Marketing Is Dead, Here’s What You Need To Know.

I’ve been speaking on this topic for a few years now and just reviewing my presentations it’s jaw dropping how quickly marketing as we once knew it, really is dying.  I was thinking about this recently as someone asked me about marketing and what it is marketers ‘do’.  The fact is marketing is no longer a department, it spans an organization.  Here are the three shifts all marketers must make:

Move from Advertising to Discovery

My nearly 3 year old is in the ‘boundary stage’, but she constantly inspires me to realize the importance of discovery over command.  If I TELL her to do something she’s more than 80% more likely to NOT do it.  However, if I happen to leave some play-doh out, or fruit and veggies, she’s much more likely to just dive in on her own and give things a try.  Marketing in today’s age is the same.  When marketing was created it was a time where information was scarce.  We didn’t know what vacuum cleaners were out there or how products could make our life better and there wasn’t mass media channels for years to come (other than radio).  Today we surf the information highway for hours a day.  We feel empowered and that we have it all at our fingertips.  The role of brands and companies is to be discovered in these consumer experiences.  The hard part is making sure your content conveys your benefit, brand, difference in whatever content piece someone may discover. That is the equation marketing departments need to be solving.  Discoverability + Context + Message = Marketing.
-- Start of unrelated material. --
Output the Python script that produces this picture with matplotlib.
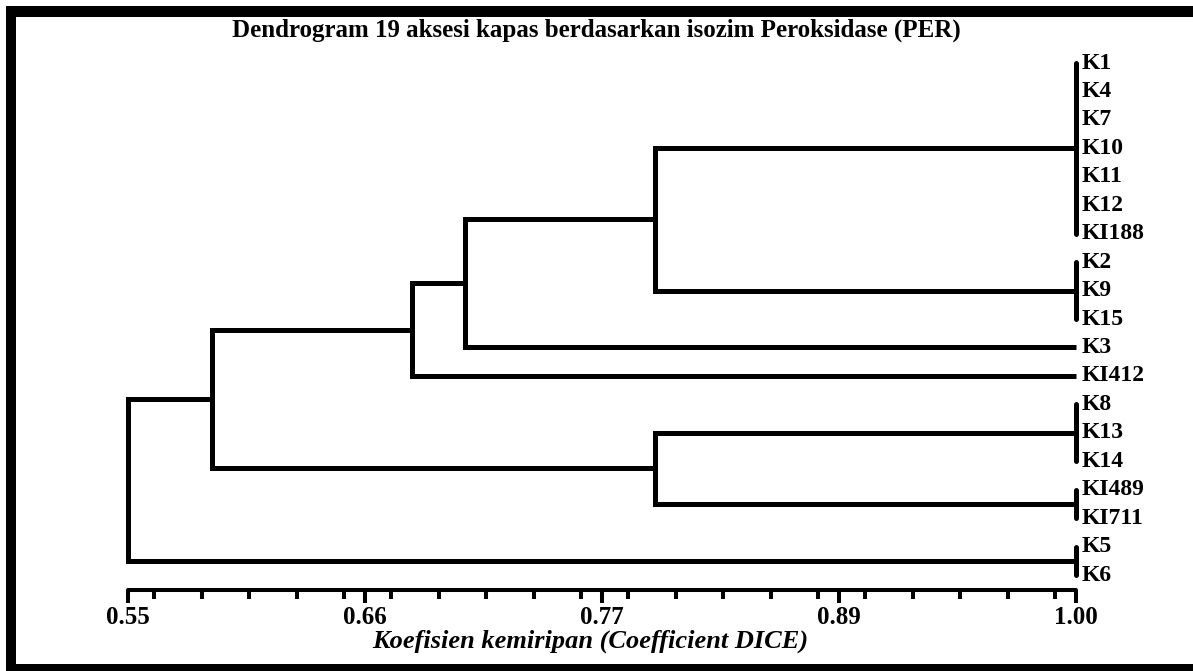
import matplotlib
matplotlib.use('Agg')
import matplotlib.pyplot as plt
from matplotlib.patches import Rectangle
from matplotlib.ticker import MultipleLocator
from matplotlib.transforms import offset_copy

W, H = 1193, 671
plt.rcParams['font.family'] = 'Liberation Serif'
plt.rcParams['font.weight'] = 'bold'

leaves = ['K1', 'K4', 'K7', 'K10', 'K11', 'K12', 'KI188', 'K2', 'K9', 'K15',
          'K3', 'KI412', 'K8', 'K13', 'K14', 'KI489', 'KI711', 'K5', 'K6']
# accessions that are identical (similarity 1.00)
groups = [['K1', 'K4', 'K7', 'K10', 'K11', 'K12', 'KI188'],
          ['K2', 'K9', 'K15'],
          ['K3'],
          ['KI412'],
          ['K8', 'K13', 'K14'],
          ['KI489', 'KI711'],
          ['K5', 'K6']]
# merges: (cluster a, cluster b, similarity); new cluster ids continue after groups
merges = [(0, 1, 0.80), (7, 2, 0.71), (8, 3, 0.685), (4, 5, 0.80),
          (9, 10, 0.59), (11, 6, 0.55)]
tick_vals = [0.55, 0.6625, 0.775, 0.8875, 1.00]
tick_labels = ['0.55', '0.66', '0.77', '0.89', '1.00']

fig = plt.figure(figsize=(W / 100, H / 100), dpi=100)
ax = fig.add_axes([128 / W, 81 / H, 948 / W, 550 / H])
ax.set_xlim(0.55, 1.0)
ax.set_ylim(18.527, -0.809)

lw = 3.6
pos = {}
for g in groups:
    ys = [leaves.index(n) for n in g]
    ax.plot([1.0, 1.0], [min(ys), max(ys)], color='k', lw=lw,
            solid_capstyle='round', clip_on=False)
    pos[len(pos)] = (1.0, (min(ys) + max(ys)) / 2)
for a, b, h in merges:
    xa, ya = pos[a]
    xb, yb = pos[b]
    ax.plot([xa, h, h, xb], [ya, ya, yb, yb], color='k', lw=lw,
            solid_joinstyle='miter', solid_capstyle='butt', clip_on=False)
    pos[len(pos)] = (h, (ya + yb) / 2)

# leaf labels
lbl_tr = offset_copy(ax.transData, fig=fig, x=6, y=0, units='dots')
for i, n in enumerate(leaves):
    ax.text(1.0, i, n, transform=lbl_tr, ha='left', va='center',
            fontsize=17, fontweight='bold', clip_on=False)

# axis
for s in ['left', 'top', 'right']:
    ax.spines[s].set_visible(False)
ax.spines['bottom'].set_linewidth(2.9)
ax.spines['bottom'].set_capstyle('round')
ax.set_yticks([])
ax.set_xticks(tick_vals, tick_labels)
ax.xaxis.set_minor_locator(MultipleLocator(0.0225))
ax.tick_params(axis='x', which='major', length=9.5, width=2.9, labelsize=18, pad=2)
ax.tick_params(axis='x', which='minor', length=6.5, width=2.9)
ax.patch.set_alpha(0)

fig.text(596 / W, 1 - 30 / H, 'Dendrogram 19 aksesi kapas berdasarkan isozim Peroksidase (PER)',
         ha='center', va='center', fontsize=18, fontweight='bold')
fig.text(590 / W, 1 - 641 / H, 'Koefisien kemiripan (Coefficient DICE)',
         ha='center', va='center', fontsize=19, fontweight='bold', style='italic')

# black frame (top, left, bottom)
for x0, y0, x1, y1 in [(6, 6, W, 17), (6, 6, 16, H), (6, 664, W, H)]:
    fig.patches.append(Rectangle((x0 / W, 1 - y1 / H), (x1 - x0) / W, (y1 - y0) / H,
                                 transform=fig.transFigure, color='k', lw=0))

fig.savefig('out.png', dpi=100)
Think about Experience and Reputation and not CPM

Marketing is no longer simply about providing vital information.  It most definitely still has that as one purpose, however, marketing as it was known is dissolving.  It is being reinvented into customer experience, the reputation of the company, the values of an organization and humanization and evolving companies to be more than a seller to a buyer.  You may get a highly efficient CPM on a print buy, banner ads, programmatic plans or even great TV media.  That will get you eyeballs, it may get you intent, but what are you going to do with it?  Spending money there and not investing in the experience and reputation you create is wasted money.  If your marketing team is not thinking about what happens to a customer after they get interested, they are not seeing the consumer’s needs.  It’s no longer marketing’s job to just reach people, it’s their job to connect and earn trust.
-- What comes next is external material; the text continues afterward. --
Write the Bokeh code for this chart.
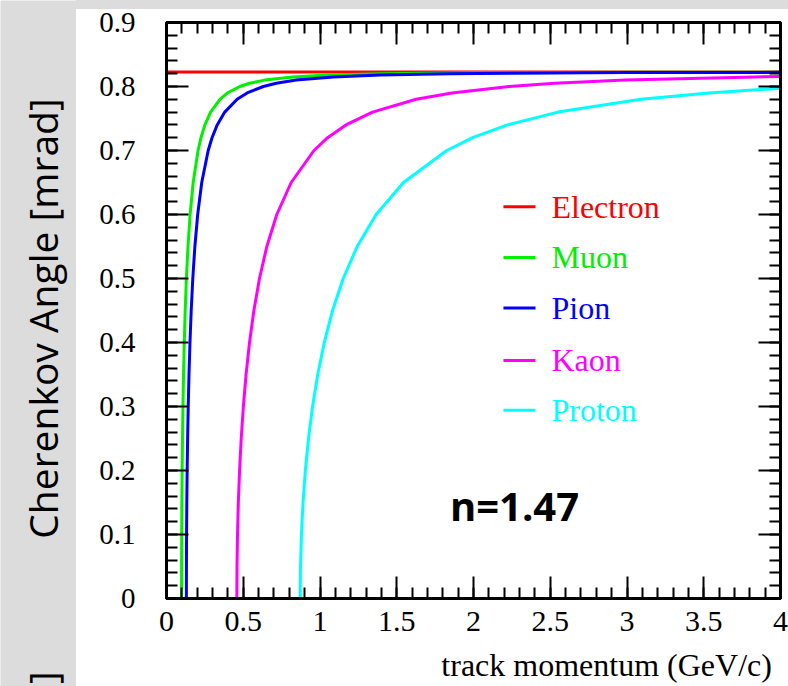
import math
from bokeh.plotting import figure
from bokeh.layouts import row, column
from bokeh.models import Range1d, LinearAxis, FixedTicker, Label
from bokeh.core.properties import value
from bokeh.embed import file_html
from bokeh.resources import INLINE

# ---------------- data ----------------
electron_p = [0.0, 4.0]
electron_theta = [0.8227, 0.8227]

muon_p = [0.0981, 0.0983, 0.0990, 0.1002, 0.1019, 0.1042, 0.1072, 0.1110, 0.1158,
          0.1218, 0.1296, 0.1399, 0.1538, 0.1738, 0.2056, 0.2246, 0.2501, 0.2872,
          0.3481, 0.3979, 0.4778, 0.5413, 0.6394, 0.8220, 1.0541, 1.3950, 2.0, 3.0, 4.0]
muon_theta = [0.0, 0.05, 0.10, 0.15, 0.20, 0.25, 0.30, 0.35, 0.40,
              0.45, 0.50, 0.55, 0.60, 0.65, 0.70, 0.72, 0.74, 0.76,
              0.78, 0.79, 0.80, 0.805, 0.81, 0.815, 0.818, 0.820, 0.8214, 0.8221, 0.8224]

pion_p = [0.1295, 0.1298, 0.1308, 0.1323, 0.1346, 0.1376, 0.1416, 0.1466, 0.1529,
          0.1609, 0.1713, 0.1848, 0.2032, 0.2296, 0.2716, 0.2966, 0.3304, 0.3794,
          0.4599, 0.5256, 0.6311, 0.7150, 0.8446, 1.0858, 1.3924, 1.8427, 3.0, 4.0]
pion_theta = [0.0, 0.05, 0.10, 0.15, 0.20, 0.25, 0.30, 0.35, 0.40,
              0.45, 0.50, 0.55, 0.60, 0.65, 0.70, 0.72, 0.74, 0.76,
              0.78, 0.79, 0.80, 0.805, 0.81, 0.815, 0.818, 0.820, 0.8217, 0.8221]

kaon_p = [0.4582, 0.4593, 0.4625, 0.4680, 0.4760, 0.4868, 0.5007, 0.5184, 0.5408,
          0.5693, 0.6057, 0.6536, 0.7186, 0.8122, 0.9607, 1.0493, 1.1688, 1.3421,
          1.6266, 1.8592, 2.2324, 2.5291, 2.9873, 3.8407, 4.0]
kaon_theta = [0.0, 0.05, 0.10, 0.15, 0.20, 0.25, 0.30, 0.35, 0.40,
              0.45, 0.50, 0.55, 0.60, 0.65, 0.70, 0.72, 0.74, 0.76,
              0.78, 0.79, 0.80, 0.805, 0.81, 0.815, 0.8156]

proton_p = [0.8708, 0.8729, 0.8790, 0.8895, 0.9047, 0.9251, 0.9516, 0.9853, 1.0279,
            1.0819, 1.1513, 1.2422, 1.3658, 1.5436, 1.8258, 1.9942, 2.2213, 2.5507,
            3.0915, 3.5336, 4.0]
proton_theta = [0.0, 0.05, 0.10, 0.15, 0.20, 0.25, 0.30, 0.35, 0.40,
                0.45, 0.50, 0.55, 0.60, 0.65, 0.70, 0.72, 0.74, 0.76,
                0.78, 0.79, 0.7972]

legend_names = ["Electron", "Muon", "Pion", "Kaon", "Proton"]
series_colors = ["#ff0000", "#00f000", "#0000ff", "#ff00ff", "#00ffff"]

x_tick_values = [0, 0.5, 1, 1.5, 2, 2.5, 3, 3.5, 4]
x_tick_labels = ["0", "0.5", "1", "1.5", "2", "2.5", "3", "3.5", "4"]
y_tick_values = [0, 0.1, 0.2, 0.3, 0.4, 0.5, 0.6, 0.7, 0.8, 0.9]
y_tick_labels = ["0", "0.1", "0.2", "0.3", "0.4", "0.5", "0.6", "0.7", "0.8", "0.9"]

annotation_text = "n=1.47"
x_title = "track momentum (GeV/c)"
y_title = "Cherenkov Angle [mrad]"

GRAY = "#dcdcdc"
TOTAL_W, TOTAL_H = 788, 686
TOP_H, LEFT_W = 9, 76
MAIN_W = TOTAL_W - LEFT_W
BOTTOM_H = 40
MAIN_H = TOTAL_H - BOTTOM_H


def strip(width, height, fill):
    f = figure(width=width, height=height, output_backend="svg", toolbar_location=None,
               x_range=Range1d(0, 1), y_range=Range1d(0, 1),
               x_axis_type=None, y_axis_type=None, min_border=0,
               min_border_left=0, min_border_right=0, min_border_top=0, min_border_bottom=0)
    f.background_fill_color = fill
    f.border_fill_color = fill
    f.outline_line_color = None
    f.xgrid.visible = False
    f.ygrid.visible = False
    return f


# ---------------- left gray strip with the rotated y title ----------------
left = strip(LEFT_W, TOTAL_H, GRAY)
left.text(x=[0.553], y=[0.5364], text=[y_title], angle=math.pi / 2,
          text_font=value("Open Sans"), text_font_size="39px", text_color="black",
          text_align="center", text_baseline="middle")
# clipped bracket fragment at the bottom of the gray strip
left.text(x=[0.553], y=[0.0131], text=["]"], angle=math.pi / 2,
          text_font=value("Open Sans"), text_font_size="39px", text_color="black",
          text_align="center", text_baseline="middle")

# ---------------- bottom strip with the x title ----------------
bottom = strip(MAIN_W, BOTTOM_H, "white")
bottom.text(x=[0.986], y=[0.545], text=[x_title],
            text_font=value("Liberation Serif"), text_font_size="32px", text_color="black",
            text_align="right", text_baseline="middle")

# ---------------- main plot ----------------
p = figure(width=MAIN_W, height=MAIN_H, output_backend="svg", toolbar_location=None,
           x_range=Range1d(0, 4), y_range=Range1d(0, 0.9),
           x_axis_type=None, y_axis_type=None,
           min_border_left=90, min_border_right=8, min_border_top=22, min_border_bottom=48)
p.border_fill_color = None
p.styles = {"background": "linear-gradient(to bottom, %s 0px, %s %dpx, #ffffff %dpx, #ffffff 100%%)"
                          % (GRAY, GRAY, TOP_H, TOP_H)}
p.background_fill_color = "white"
p.outline_line_color = "black"
p.outline_line_width = 3
p.xgrid.visible = False
p.ygrid.visible = False

x_minor = [i * 0.1 for i in range(0, 41)]
y_minor = [i * 0.02 for i in range(0, 46)]


def make_axis(kind, labels_on):
    ax = LinearAxis()
    vals, labs = (x_tick_values, x_tick_labels) if kind == "x" else (y_tick_values, y_tick_labels)
    ax.ticker = FixedTicker(ticks=vals, minor_ticks=(x_minor if kind == "x" else y_minor))
    if labels_on:
        ax.major_label_overrides = {v: s for v, s in zip(vals, labs)}
    else:
        ax.major_label_overrides = {v: "" for v in vals}
        ax.major_label_standoff = 0
    ax.axis_line_color = "black"
    ax.axis_line_width = 3
    ax.major_tick_in = 22
    ax.major_tick_out = 0
    ax.minor_tick_in = 11
    ax.minor_tick_out = 0
    ax.major_tick_line_width = 2
    ax.minor_tick_line_width = 2
    ax.major_tick_line_color = "black"
    ax.minor_tick_line_color = "black"
    return ax


xb = make_axis("x", True)
xb.major_label_text_font = "Liberation Serif"
xb.major_label_text_font_size = "30px"
xb.major_label_text_color = "black"
xb.major_label_standoff = 13
p.add_layout(xb, "below")

yl = make_axis("y", True)
yl.major_label_text_font = "Liberation Serif"
yl.major_label_text_font_size = "29px"
yl.major_label_text_color = "black"
yl.major_label_standoff = 31
p.add_layout(yl, "left")

p.add_layout(make_axis("x", False), "above")
p.add_layout(make_axis("y", False), "right")

# ---------------- curves ----------------
series = [(electron_p, electron_theta), (muon_p, muon_theta), (pion_p, pion_theta),
          (kaon_p, kaon_theta), (proton_p, proton_theta)]
for (xs, ys), col in zip(series, series_colors):
    p.line(xs, ys, line_color=col, line_width=3)

# ---------------- legend (manual, coloured text) ----------------
leg_y = [0.612, 0.533, 0.454, 0.372, 0.294]
p.segment(x0=[2.195] * 5, y0=leg_y, x1=[2.404] * 5, y1=leg_y,
          line_color=series_colors, line_width=3)
p.text(x=[2.508] * 5, y=leg_y, text=legend_names, text_color=series_colors,
       text_font=value("Liberation Serif"), text_font_size="32px",
       text_baseline="middle", text_align="left")

# ---------------- annotation ----------------
p.add_layout(Label(x=2.267, y=0.146, text=annotation_text, text_font="Open Sans",
                   text_font_style="bold", text_font_size="40px", text_color="black",
                   text_align="center", text_baseline="middle"))

layout = row(left, column(p, bottom, spacing=0), spacing=0)

open("out.html", "w").write(file_html(layout, INLINE))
Span an organization not a calendar year

There is a lot of time put into thinking about the yearly marketing plan.  There is even more time put into the media plan, strategy and spending allocation.  We spend hundreds of man hours thinking all this through.  Defining a target, a platform and strategy, creative realization and ultimately the execution.  How much time are we spending with our own organization and making sure all the key areas are living up to these messages?  How much time are we spending thinking if our HR policies support our “Live Freely” (completely made up tagline) campaign?  Are our employees even able to support this message we say our brand stands for?  How much time are we investing on educating customer service, sales, operations, the receptionist on what our customers experience should be, what the expectation is and how we will demand consistency?

It is a challenging, but also inspiring time to be in marketing.  What was once difficult and complex has become overwhelmingly challenging and ever changing.  You can hold on to the old way for dear life, or start getting comfortable being uncomfortable as we enter these unchartered waters and redefine the role of an entire industry.